We report magnetic and electrical measurements of Nb Josephson junctions with strongly ferromagnetic barriers of Co, Ni, and ${\mathrm{Ni}}_{80}{\mathrm{Fe}}_{20}$ (Py). All these materials show multiple oscillations of critical current with a barrier thickness implying repeated 0-$\pi$ phase transitions in the superconducting order parameter. We show, in particular, that the Co barrier devices can be accurately modeled using existing clean limit theories and that, despite the high exchange energy (309 meV), the large $I_c{R}_N$ value in the $\pi$ state means Co barriers are ideally suited to the practical development of superconducting $\pi$-shift devices.

Figure 1

Magnetic moment per unit area vs Co, Py, and Ni thickness at 300 K. Inset: hysteresis loops for Co and Ni.

Figure 2

$I_c{R}_N$ as a function of Co, Py, and Ni thickness at 4.2 K. Inset (a) an FIB micrograph of a typical Nb-Co-Nb Josephson junction.

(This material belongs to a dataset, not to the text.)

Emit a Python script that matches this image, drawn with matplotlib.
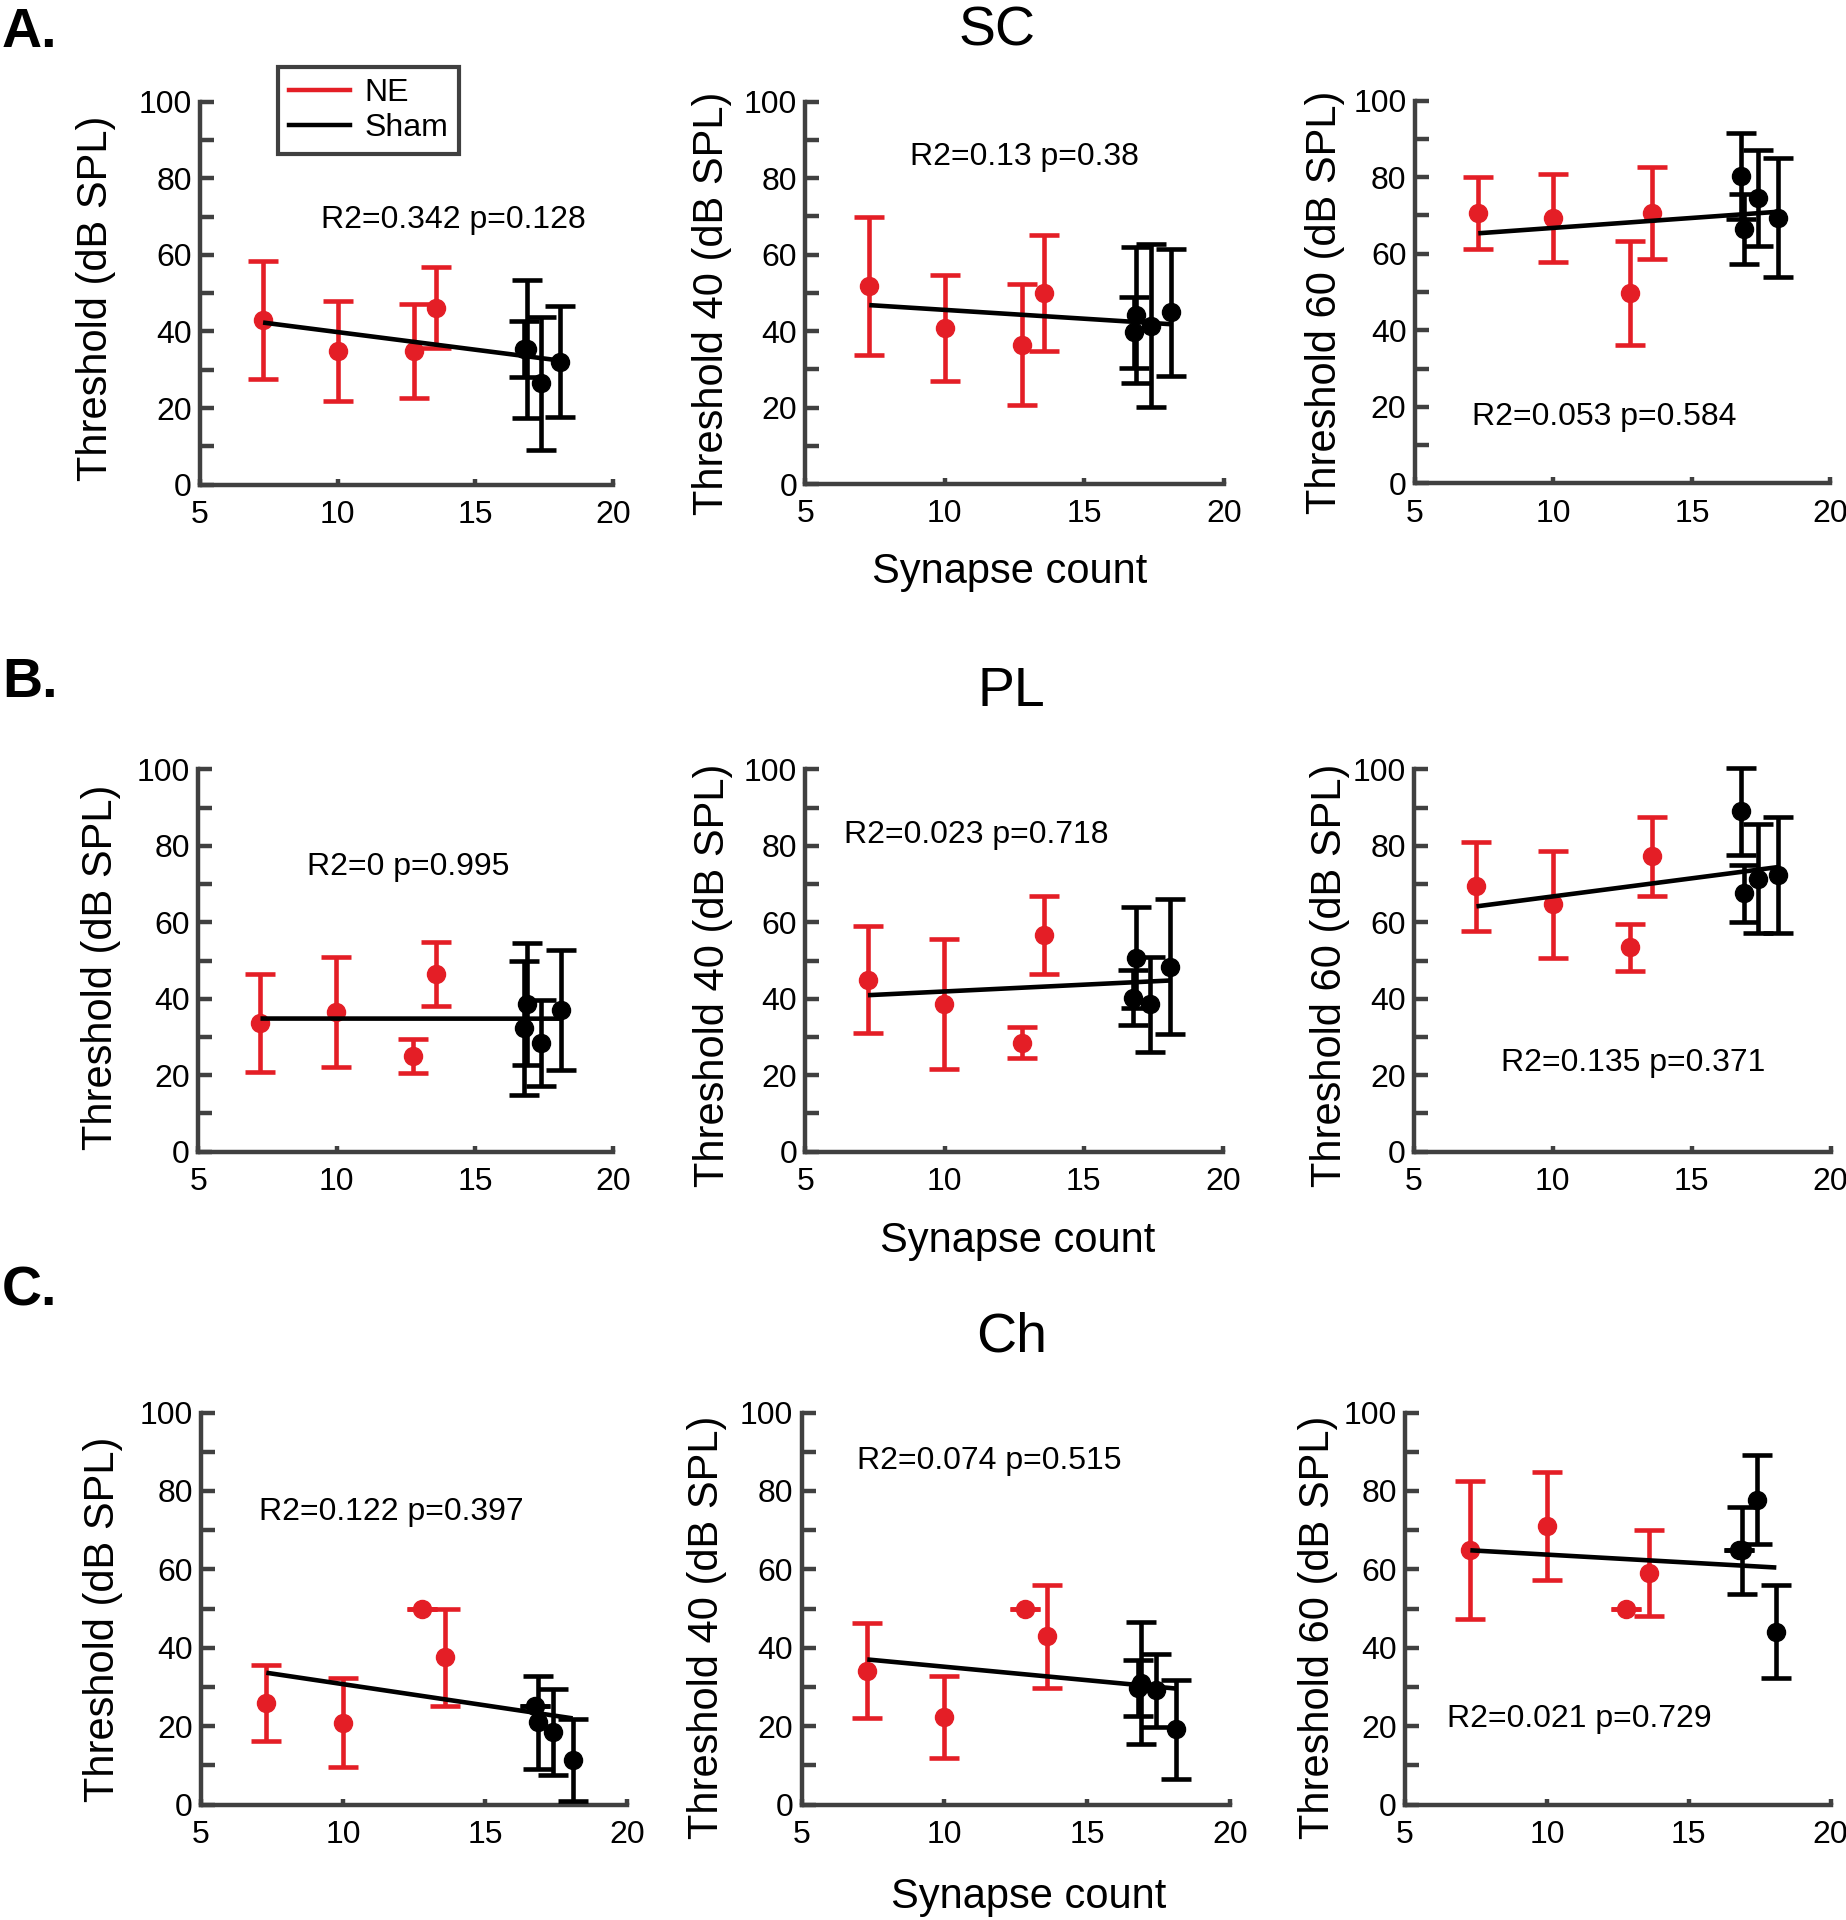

Inset (b) $V(I)$ and $dV/dI(I)$ plotted for a Nb/Py/Nb Josephson junction. Inset (c) $M(T)$ as a function of warming and cooling temperature for a Nb/Ni/Nb trilayer where $d_{\mathrm{Ni}}\simeq 9\mathrm{nm}$.

Figure 3

The dependence of ${\xi }_2/{\xi }_1$ with inverse magnetic length, $L/{\xi }_H$, calculated for different ratios of $L/{\xi }_0$. Inset: inverse decay length, $L/{\xi }_2=f(L/{\xi }_0)$, for when $L/{\xi }_H\simeq 0.1$.